What Do We Do About Morrissey?

In the mid-80s you had plenty of choice. You could be with the ultra cool crowd and be part of the new wave or post punk movement – going around with big hair, fancy clothes or goth clothes. Or you could be part of the hair-metal brigade. Or you could be into the big guns of the 80s – Prince, Madonna, Michael Jackson.

But then, in 1984, we were introduced to something new. From the North of England came a painfully shy but reasonably pretty boy, riddled with all the neuroses that many of us felt as teens. This was Stephen Patrick Morrissey, and his arrival allowed us to be ourselves.

He gave a voice to all of us who yearned to find love but failed, fawned over film stars long gone, or simply were socially awkward. We were some or all of these things. And this voice was underscored by a set of musicians who worked brilliantly together.

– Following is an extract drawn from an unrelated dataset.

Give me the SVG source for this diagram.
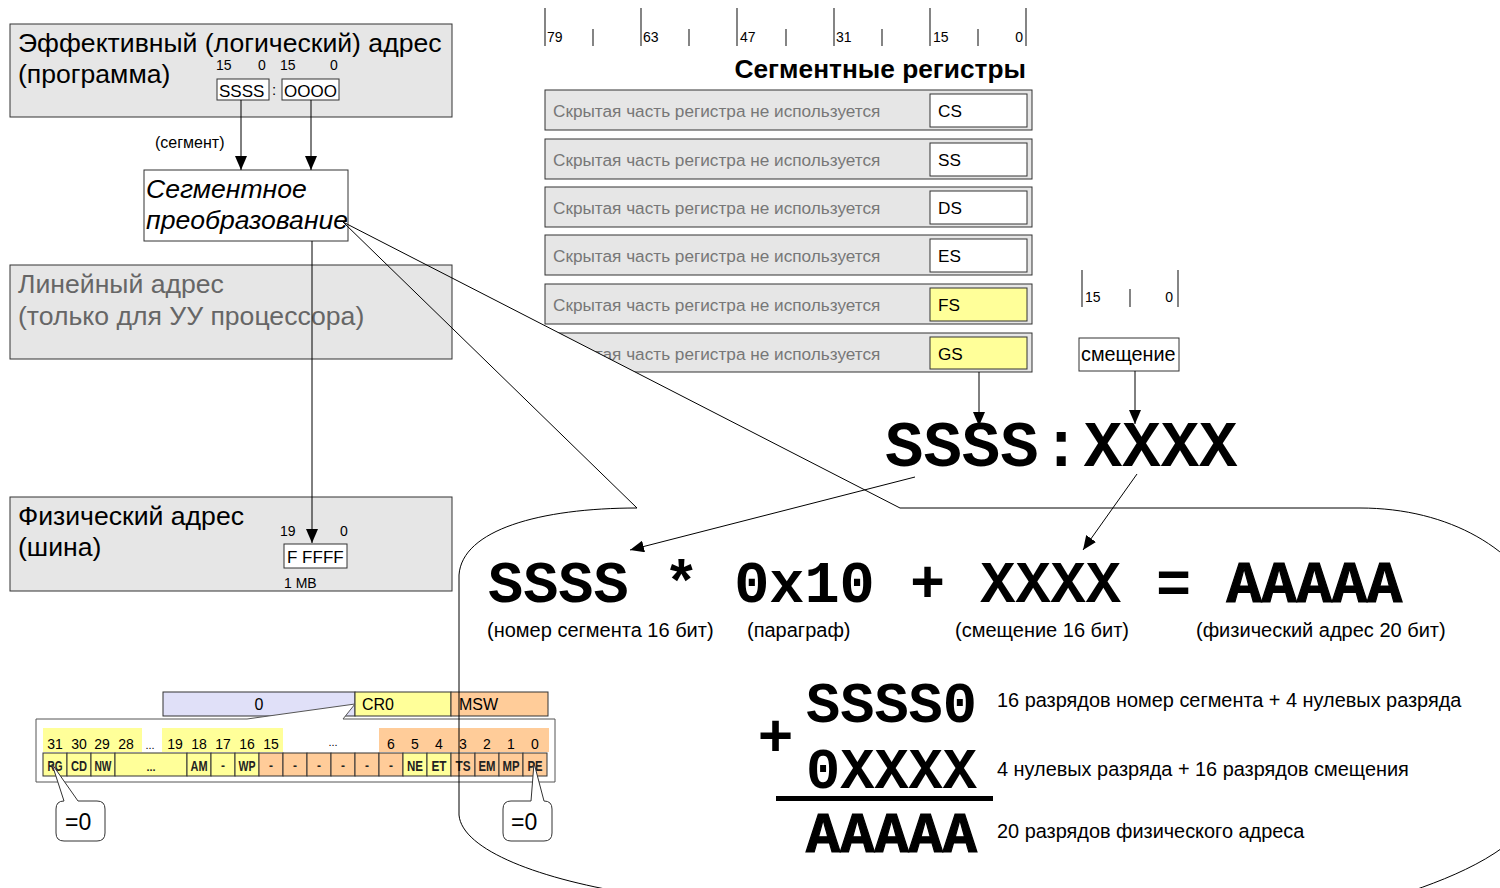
<svg xmlns="http://www.w3.org/2000/svg" width="1500" height="888" viewBox="0 0 1500 888">
<defs>
<marker id="arr" viewBox="0 0 14 12" refX="14" refY="6" markerWidth="14" markerHeight="12" markerUnits="userSpaceOnUse" orient="auto"><path d="M0,0 L14,6 L0,12 Z" fill="#000"/></marker>
<style>
.box{fill:#e6e6e6;stroke:#333;stroke-width:1}
.wb{fill:#fff;stroke:#333;stroke-width:1}
.yb{fill:#ffff99;stroke:#333;stroke-width:1}
.ob{fill:#ffcc99;stroke:#333;stroke-width:1}
.lb{fill:#e0e0f8;stroke:#333;stroke-width:1}
.s{font-family:"Liberation Sans",Arial,sans-serif;fill:#000}
.m{font-family:"Liberation Mono","Courier New",monospace;font-weight:bold;fill:#000}
.gray{fill:#777}
.big{font-size:26.6px}
.reg{font-size:17.2px}
.sm{font-size:14px}
.cap{font-size:20px}
.cell{font-family:"Liberation Sans",Arial,sans-serif;font-weight:bold;font-size:14px;text-anchor:middle;fill:#222}
.num{font-family:"Liberation Sans",Arial,sans-serif;font-size:14px;text-anchor:middle}
.ln{stroke:#000;stroke-width:1;fill:none}
.tk{stroke:#333;stroke-width:1.2}
.bubble{stroke:#000;stroke-width:1}
</style>
</defs>
<rect width="1500" height="888" fill="#fff"/>

<!-- Register ruler -->
<g id="reg-ruler">
<g class="tk">
<line x1="545" y1="8" x2="545" y2="46"/><line x1="641" y1="8" x2="641" y2="46"/><line x1="737" y1="8" x2="737" y2="46"/><line x1="834" y1="8" x2="834" y2="46"/><line x1="930" y1="8" x2="930" y2="46"/><line x1="1026" y1="8" x2="1026" y2="46"/>
<line x1="593" y1="29" x2="593" y2="46"/><line x1="689" y1="29" x2="689" y2="46"/><line x1="786" y1="29" x2="786" y2="46"/><line x1="882" y1="29" x2="882" y2="46"/><line x1="978" y1="29" x2="978" y2="46"/>
</g>
<g class="s sm">
<text x="547" y="42">79</text><text x="643" y="42">63</text><text x="740" y="42">47</text><text x="836" y="42">31</text><text x="933" y="42">15</text><text x="1023" y="42" text-anchor="end">0</text>
</g>
<text class="s" x="1026" y="78" font-size="26.3" font-weight="bold" text-anchor="end">Сегментные регистры</text>
</g>

<!-- Registers -->
<g id="reg-CS"><rect class="box" x="545" y="90" width="487" height="40"/><text class="s reg gray" x="553" y="117">Скрытая часть регистра не используется</text><rect class="wb" x="930" y="94" width="97" height="33"/><text class="s reg" x="938" y="117">CS</text></g>
<g id="reg-SS"><rect class="box" x="545" y="139" width="487" height="40"/><text class="s reg gray" x="553" y="166">Скрытая часть регистра не используется</text><rect class="wb" x="930" y="143" width="97" height="33"/><text class="s reg" x="938" y="166">SS</text></g>
<g id="reg-DS"><rect class="box" x="545" y="187" width="487" height="40"/><text class="s reg gray" x="553" y="214">Скрытая часть регистра не используется</text><rect class="wb" x="930" y="191" width="97" height="33"/><text class="s reg" x="938" y="214">DS</text></g>
<g id="reg-ES"><rect class="box" x="545" y="235" width="487" height="40"/><text class="s reg gray" x="553" y="262">Скрытая часть регистра не используется</text><rect class="wb" x="930" y="239" width="97" height="33"/><text class="s reg" x="938" y="262">ES</text></g>
<g id="reg-FS"><rect class="box" x="545" y="284" width="487" height="40"/><text class="s reg gray" x="553" y="311">Скрытая часть регистра не используется</text><rect class="yb" x="930" y="288" width="97" height="33"/><text class="s reg" x="938" y="311">FS</text></g>
<g id="reg-GS"><rect class="box" x="545" y="333" width="487" height="39"/><text class="s reg gray" x="553" y="360">Скрытая часть регистра не используется</text><rect class="yb" x="930" y="337" width="97" height="32"/><text class="s reg" x="938" y="360">GS</text></g>

<!-- Callout bubble fill -->
<path id="bubble-fill" d="M343,222 L900,508 L1360,508 C1450,508 1520,550 1545,610 L1545,800 C1520,850 1460,875 1400,895 L640,895 C540,880 462,850 459,815 L459,575 C462,530 540,508 637,508 Z" fill="#fff" stroke="none"/>

<!-- Offset -->
<g id="offset">
<g class="tk"><line x1="1082" y1="270" x2="1082" y2="307"/><line x1="1178" y1="270" x2="1178" y2="307"/><line x1="1130" y1="289" x2="1130" y2="307"/></g>
<text class="s sm" x="1085" y="302">15</text><text class="s sm" x="1173" y="302" text-anchor="end">0</text>
<rect class="wb" x="1079" y="338" width="100" height="33"/>
<text class="s" x="1081" y="361" font-size="19.8">смещение</text>
</g>

<!-- Left boxes -->
<g id="logical">
<rect class="box" x="10" y="24" width="442" height="93"/>
<text class="s big" x="18" y="52">Эффективный (логический) адрес</text>
<text class="s big" x="18" y="83">(программа)</text>
<g class="s sm"><text x="216" y="70">15</text><text x="258" y="70">0</text><text x="280" y="70">15</text><text x="330" y="70">0</text></g>
<rect class="wb" x="217" y="79" width="52" height="21"/><text class="s" x="219" y="97" font-size="17">SSSS</text>
<text class="s" x="272" y="95" font-size="15">:</text>
<rect class="wb" x="282" y="79" width="57" height="21"/><text class="s" x="284" y="97" font-size="17">OOOO</text>
</g>
<text class="s" x="155" y="148" font-size="16">(сегмент)</text>
<g id="segtrans">
<rect class="wb" x="144" y="170" width="204" height="71"/>
<text class="s big" x="146" y="198" font-style="italic">Сегментное</text>
<text class="s big" x="146" y="229" font-style="italic">преобразование</text>
</g>
<g id="linear">
<rect class="box" x="10" y="265" width="442" height="94"/>
<text class="s big" x="18" y="293" style="fill:#666">Линейный адрес</text>
<text class="s big" x="18" y="325" style="fill:#666">(только для УУ процессора)</text>
</g>
<g id="physical">
<rect class="box" x="10" y="497" width="442" height="94"/>
<text class="s big" x="18" y="525">Физический адрес</text>
<text class="s big" x="18" y="556">(шина)</text>
<g class="s sm"><text x="280" y="536">19</text><text x="340" y="536">0</text></g>
<rect class="wb" x="284" y="544" width="63" height="24"/><text class="s" x="287" y="563" font-size="17">F FFFF</text>
<text class="s sm" x="284" y="588">1 MB</text>
</g>

<!-- CR0 -->
<g id="cr0">
<rect class="lb" x="163" y="692" width="192" height="24"/><text class="s" x="259" y="710" font-size="16" text-anchor="middle">0</text>
<rect class="yb" x="355" y="692" width="96" height="24"/><text class="s" x="362" y="710" font-size="16">CR0</text>
<rect class="ob" x="451" y="692" width="97" height="24"/><text class="s" x="459" y="710" font-size="16">MSW</text>
<path d="M36,719 L247,719 L355,704 L343,719 L555,719 L555,782 L36,782 Z" fill="#fff" stroke="#555"/>
<rect x="43" y="728" width="99" height="24" fill="#ffff99"/>
<rect x="162" y="728" width="121" height="24" fill="#ffff99"/>
<rect x="379" y="728" width="170" height="24" fill="#ffcc99"/>
<g class="num">
<text x="55" y="749">31</text><text x="79" y="749">30</text><text x="102" y="749">29</text><text x="126" y="749">28</text><text x="150" y="749" font-size="11">...</text><text x="175" y="749">19</text><text x="199" y="749">18</text><text x="223" y="749">17</text><text x="247" y="749">16</text><text x="271" y="749">15</text><text x="333" y="746" font-size="11">...</text><text x="391" y="749">6</text><text x="415" y="749">5</text><text x="439" y="749">4</text><text x="463" y="749">3</text><text x="487" y="749">2</text><text x="511" y="749">1</text><text x="535" y="749">0</text>
</g>
<rect class="yb" x="43" y="753" width="24" height="23"/><rect class="yb" x="67" y="753" width="24" height="23"/><rect class="yb" x="91" y="753" width="24" height="23"/><rect class="yb" x="115" y="753" width="72" height="23"/><rect class="yb" x="187" y="753" width="24" height="23"/><rect class="yb" x="211" y="753" width="24" height="23"/><rect class="yb" x="235" y="753" width="24" height="23"/>
<rect class="ob" x="259" y="753" width="24" height="23"/><rect class="ob" x="283" y="753" width="24" height="23"/><rect class="ob" x="307" y="753" width="24" height="23"/><rect class="ob" x="331" y="753" width="24" height="23"/><rect class="ob" x="355" y="753" width="24" height="23"/><rect class="ob" x="379" y="753" width="24" height="23"/>
<rect class="yb" x="403" y="753" width="24" height="23"/><rect class="yb" x="427" y="753" width="24" height="23"/>
<rect class="ob" x="451" y="753" width="24" height="23"/><rect class="ob" x="475" y="753" width="24" height="23"/><rect class="ob" x="499" y="753" width="24" height="23"/><rect class="ob" x="523" y="753" width="24" height="23"/>
<g class="cell">
<text x="55" y="771" textLength="15" lengthAdjust="spacingAndGlyphs">RG</text><text x="79" y="771" textLength="16" lengthAdjust="spacingAndGlyphs">CD</text><text x="103" y="771" textLength="17" lengthAdjust="spacingAndGlyphs">NW</text><text x="151" y="771" font-size="11">...</text><text x="199" y="771" textLength="17" lengthAdjust="spacingAndGlyphs">AM</text><text x="223" y="770" font-size="12">-</text><text x="247" y="771" textLength="17" lengthAdjust="spacingAndGlyphs">WP</text>
<g font-size="12"><text x="271" y="770">-</text><text x="295" y="770">-</text><text x="319" y="770">-</text><text x="343" y="770">-</text><text x="367" y="770">-</text><text x="391" y="770">-</text></g>
<text x="415" y="771" textLength="16" lengthAdjust="spacingAndGlyphs">NE</text><text x="439" y="771" textLength="15" lengthAdjust="spacingAndGlyphs">ET</text><text x="463" y="771" textLength="15" lengthAdjust="spacingAndGlyphs">TS</text><text x="487" y="771" textLength="17" lengthAdjust="spacingAndGlyphs">EM</text><text x="511" y="771" textLength="17" lengthAdjust="spacingAndGlyphs">MP</text><text x="535" y="771" textLength="15" lengthAdjust="spacingAndGlyphs">PE</text>
</g>
</g>
<g id="zero-left">
<path d="M64,801 L52,764 L78,801 L97,801 Q105,801 105,809 L105,833 Q105,841 97,841 L64,841 Q56,841 56,833 L56,809 Q56,801 64,801 Z" fill="#fff" stroke="#333"/>
<text class="s" x="65" y="830" font-size="23">=0</text>
</g>
<g id="zero-right">
<path d="M511,801 L531,801 L534,763 L544,801 Q552,801 552,809 L552,833 Q552,841 544,841 L511,841 Q503,841 503,833 L503,809 Q503,801 511,801 Z" fill="#fff" stroke="#333"/>
<text class="s" x="511" y="830" font-size="23">=0</text>
</g>

<!-- Formula -->
<g id="segoff">
<text class="m" x="885" y="466" font-size="64" word-spacing="-35">SSSS : XXXX</text>
</g>
<g id="formula">
<text class="m" x="488" y="602" font-size="58.6">SSSS * 0x10 + XXXX = <tspan stroke="#000" stroke-width="1.2">AAAAA</tspan></text>
<g class="s cap">
<text x="487" y="637">(номер сегмента 16 бит)</text>
<text x="747" y="637">(параграф)</text>
<text x="955" y="637">(смещение 16 бит)</text>
<text x="1196" y="637">(физический адрес 20 бит)</text>
</g>
</g>
<g id="sum">
<text class="s" x="758" y="756" font-size="60" font-weight="bold">+</text>
<text class="m" x="806" y="722" font-size="57">SSSS0</text>
<text class="m" x="806" y="788" font-size="57">0XXXX</text>
<rect x="776" y="796" width="217" height="5" fill="#000"/>
<text class="m" x="806" y="852" font-size="57" stroke="#000" stroke-width="1.2">AAAAA</text>
<g class="s" font-size="19.9">
<text x="997" y="707">16 разрядов номер сегмента + 4 нулевых разряда</text>
<text x="997" y="776">4 нулевых разряда + 16 разрядов смещения</text>
<text x="997" y="838">20 разрядов физического адреса</text>
</g>
</g>

<!-- Connectors -->
<g id="connectors" class="ln">
<line x1="241" y1="100" x2="241" y2="170" marker-end="url(#arr)"/>
<line x1="311" y1="100" x2="311" y2="170" marker-end="url(#arr)"/>
<line x1="312" y1="241" x2="312" y2="543" marker-end="url(#arr)"/>
<line x1="979" y1="372" x2="979" y2="426" marker-end="url(#arr)"/>
<line x1="1135" y1="371" x2="1135" y2="424" marker-end="url(#arr)"/>
<line x1="915" y1="477" x2="630" y2="550" marker-end="url(#arr)"/>
<line x1="1137" y1="474" x2="1083" y2="550" marker-end="url(#arr)"/>
</g>

<!-- Callout bubble outline -->
<path id="bubble-outline" class="bubble" fill="none" d="M343,222 L900,508 L1360,508 C1450,508 1520,550 1545,610 L1545,800 C1520,850 1460,875 1400,895 L640,895 C540,880 462,850 459,815 L459,575 C462,530 540,508 637,508 Z"/>
</svg>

And then, by 1987, it was all over. The Smiths final release, the live album Rank, came out in the same year as Morrissey’s debut solo LP, Viva Hate (initially called Education In Reverse in some territories, a title I much prefer).

At the time, it was a way to continue the love affair we started with Morrissey in The Smiths. While we were blinded by the devastation of the demise of The Smiths, the metamorphosis into something else, however, was already beginning.

Morrissey’s lyrics in The Smiths were powerful, mostly amusing, occasionally dark, and sometimes biting. With Meat Is Murder, his attention turned to school life and vegetarianism amongst the humorous digs at his own inadequacy. The Queen Is Dead continued the humour with digs at unnamed real people (Frankly Mr Shankly) and his thoughts on the royals. The final studio album, Strangeways Here We Come, was a fitting end, with quality throughout. While the trademark humour is still there, these songs seem much more earnestly personal.

When we get to Viva Hate, things start to change. Maybe Marr and the others kept him in check, or maybe his new found freedom allowed him to express himself more. The tone is less humorous (but not devoid of it) and is becoming more commentary about other people and features a short and sweet anti-Thatcher song. But also we see his first lyric referring to race – Bengali In Platforms. It might be meant to be about someone who doesn’t fit in, but there’s an undertone, underscored by the line “life is hard enough when you belong here” – implying that the Bengali does not. Misguided? Maybe. Problematic? Certainly. But one song doesn’t make a pattern.

The second album comes out three years later and it’s another musically great album. But here we have another song referring to race – Asian Rut. Remember there is not a single Smiths song with lyrics like this.

Things took a turn for the worse by the time Your Arsenal was released in 1993, with songs like The National Front Disco and Morrissey wearing the Union Jack on stage. He famously fell out with the UK music press around this time, particularly the NME.

Since then Morrissey has managed to keep race out of his lyrics (but is not afraid to dabble in politics), but the comments in interviews kept coming. In a 2010 interview while discussing animal rights it turned to the Chinese treatment of animals and he referred to the Chinese as a “subspecies”.

More recently he voiced his support for For Britain, a far-right political party in the UK. And every time he tried to clarify his position he just made things worse, always sounding like “some of my best friends are Muslims”. Maybe they are. But, like the arrow from the bow, these words once spoken can never really be retracted.

So how do we square what we see of the man we know as Morrissey today, with the young man we loved in the 80s and the great music he continues to make? With the possible exception of Maladjusted, every album has been musically very good and mostly critically lauded.

So can we, as Morrissey (of old) fans continue to enjoy his music while despairing for (or even disliking) the man he has become? Only the individual can make this kind of choice. You can take all your albums to the op shop and never listen to him again, and you probably wouldn’t be poorer for it. Or you can listen to the albums and think of the young pretty boy with glasses who is no longer with us.

It’s a dilemma, and it’s one that deserves some thought.